Sedangkan bagi Wisnu Sanjaya, anak-anak yang hobi dan maniac bermain games maka harus diperhatikan lagi sejumlah kebiasaan berikutnya. “Sesudah hobi main game, orangtua jangan terburu-buru menghalang-halangi anak menjadi gamer. Lakukan penelitian berikutnya tentang semua kebiasaan anak, karena boleh jadi justru hal ini sesuatu yang bagus. Kalau anaknya punya hobi main game sekaligus gemar baca komik, senang menggambar dan membuat cerita, maka ini adalah ciri-ciri anak yang sebenarnya berbakat untuk menciptakan games. Kalau sudah bisa membuat game pada usia anak-anak, mustinya orangtua malah senang dan bangga. Karena, tidak banyak orangtua yang sudah menemukan bakat anaknya sejak kecil,” ujar CEO Cody’s App Academy ini.
Sementara itu, Kurie Suditomo menyatakan, anak-anak zaman sekarang apabila memegang gadget terlihat begitu cepat sekali melakukan adaptasi.
“Mereka cepat sekali membuka program di kiri dan kanan, bahkan aplikasi di atas juga bawah pun mudah sekali mereka kuasai. Karena, mereka jauh lebih cepat dalam menangkap kemampuan menguasai gadget. Seolah-olah sudah ada blueprint dalam otak anak-anak itu. Hal ini dimungkinkan karena anak-anak zaman sekarang ini lebih cepat dalam menguasai pembelajaran coding bila dibandingkan dengan anak-anak generasi sebelumnya, yaitu anak-anak yang hanya berhenti belajar komputer pada program Microsoft Office saja,” jelas Co-Founder Coding Indonesia ini.
Karena itu, Kurie memberi saran, daripada memberikan kontrol yang begitu ketat terhadap anak dalam bermain games yang isinya hanya berupa larangan ini dan itu, maka akan lebih baik bila orangtua memberikan tools kepada anak-anak yang hobi bermain games.
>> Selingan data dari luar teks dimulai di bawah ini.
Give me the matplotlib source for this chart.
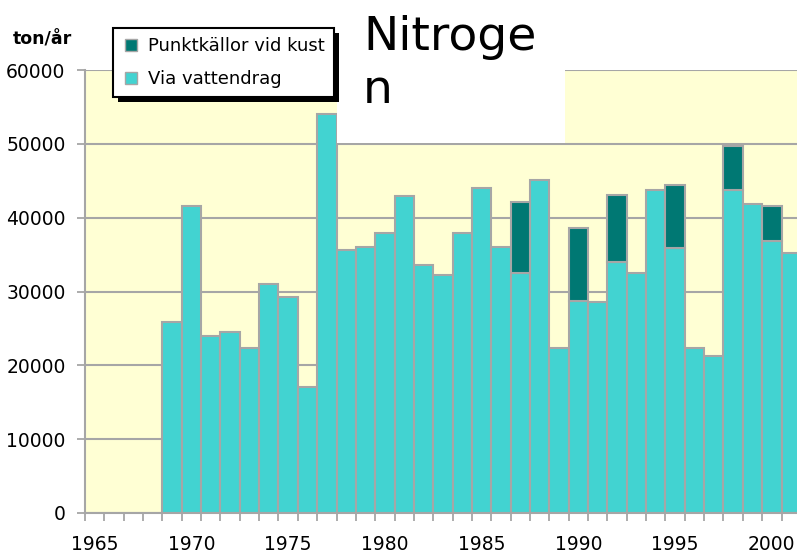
import numpy as np
import matplotlib.pyplot as plt
from matplotlib.lines import Line2D
from matplotlib.patches import Rectangle
from matplotlib.transforms import IdentityTransform

# Nitrogen load, ton/år
years = list(range(1969, 2002))
via = [25900, 41600, 24000, 24500, 22400, 31000, 29300, 17100, 54100, 35600,
       36000, 37900, 42900, 33600, 32300, 37900, 44000, 36000, 32500, 45100,
       22400, 28700, 28600, 34000, 32500, 43800, 35900, 22400, 21300, 43700,
       41800, 36800, 35200]
punkt = [0]*18 + [9600, 0, 0, 9900, 0, 9100, 0, 0, 8500, 0, 0, 6000, 0, 4800, 0]
labels = ['Punktkällor vid kust', 'Via vattendrag']

cyan = '#42D3D1'
teal = '#007873'
grey = '#A6A6A6'
yellow = '#FFFFD4'

W, H = 797, 556
fig = plt.figure(figsize=(W/100, H/100), dpi=100)
ax = fig.add_axes([85/W, 1-513/H, 1-85/W, (513-70)/H])
ax.set_facecolor(yellow)

ax.bar(years, via, width=1, color=cyan, edgecolor=grey, linewidth=1.5, zorder=2)
# point sources stacked on top, only where there are any
yrs2 = [y for y, p in zip(years, punkt) if p > 0]
ptop = [p for p in punkt if p > 0]
bot = [v for v, p in zip(via, punkt) if p > 0]
ax.bar(yrs2, ptop, bottom=bot, width=1, color=teal, edgecolor=grey, linewidth=1.5, zorder=2)

ax.set_xlim(1964.5, 2001.3)
ax.set_ylim(0, 60000)
ax.set_yticks(range(0, 60001, 10000))
ax.set_yticklabels([str(v) for v in range(0, 60001, 10000)])
ax.set_xticks(range(1965, 2001, 5))
ax.set_xticks(np.arange(1964.5, 2001, 1), minor=True)
ax.yaxis.grid(True, color=grey, linewidth=1.5, zorder=1)
ax.set_axisbelow(True)

ax.tick_params(axis='x', which='major', length=0, pad=16, labelsize=13.5)
ax.tick_params(axis='x', which='minor', length=6, width=1.3, color=grey)
ax.tick_params(axis='y', length=6, width=1.3, color=grey, pad=8, labelsize=13.5)
for s in ['right', 'top']:
    ax.spines[s].set_visible(False)
for s in ['left', 'bottom']:
    ax.spines[s].set_color(grey)
    ax.spines[s].set_linewidth(1.5)

fig.text(13/W, 1-45/H, 'ton/år', fontsize=12.5, fontweight='bold', va='baseline')

# white title box over the plot
fig.add_artist(Rectangle((337/W, 1-143/H), 228/W, 143/H, transform=fig.transFigure,
                         facecolor='white', edgecolor='none', zorder=3))
fig.text(363/W, 1-50/H, 'Nitroge', fontsize=34, va='baseline', zorder=4)
fig.text(363/W, 1-103/H, 'n', fontsize=34, va='baseline', zorder=4)

handles = [Line2D([], [], marker='s', linestyle='none', markersize=8,
                  markerfacecolor=teal, markeredgecolor=grey),
           Line2D([], [], marker='s', linestyle='none', markersize=8,
                  markerfacecolor=cyan, markeredgecolor=grey)]
leg = fig.legend(handles, labels, loc='upper left', bbox_to_anchor=(113/W, 1-28/H),
                 fontsize=13, frameon=True, fancybox=False, borderpad=0.5,
                 handlelength=1.0, handletextpad=0.45, labelspacing=0.83,
                 borderaxespad=0)
leg.get_frame().set_edgecolor('black')
leg.get_frame().set_linewidth(1.5)
leg.get_frame().set_alpha(1)
leg.set_zorder(6)

fig.canvas.draw()
bb = leg.get_frame().get_window_extent()
fig.add_artist(Rectangle((bb.x0+5, bb.y0-5), bb.width, bb.height,
                         transform=IdentityTransform(), facecolor='black',
                         edgecolor='none', zorder=5.9))

fig.savefig('out.png', dpi=100)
“Tools ini misalnya, meminta anak untuk mengerjakan sesuatu yang lebih berupa pengembangan atas games tersebut. Contoh, bila si anak sudah bisa membuat tokoh kucing dalam game tersebut bergerak, maka untuk selanjutnya beri tantangan lagi kepada si anak untuk membuat agar si kucing melakukan suatu aktivitas tertentu lainnya. Hal ini akan lebih menantang anak untuk berpikir bagaimana mewujudkan tantangan dari orangtua mereka tersebut,” terang Kurie seraya menyebutkan bahwa begitulah pada dasarnya bagaimana cara mengajarkan coding pada anak.
Dengan meningkatkan terus kemampuan si anak dalam memainkan game, imbuh Kurie, sebenarnya secara perlahan hal ini dapat terus meningkatkan kemampuan anak tersebut secara bertahap.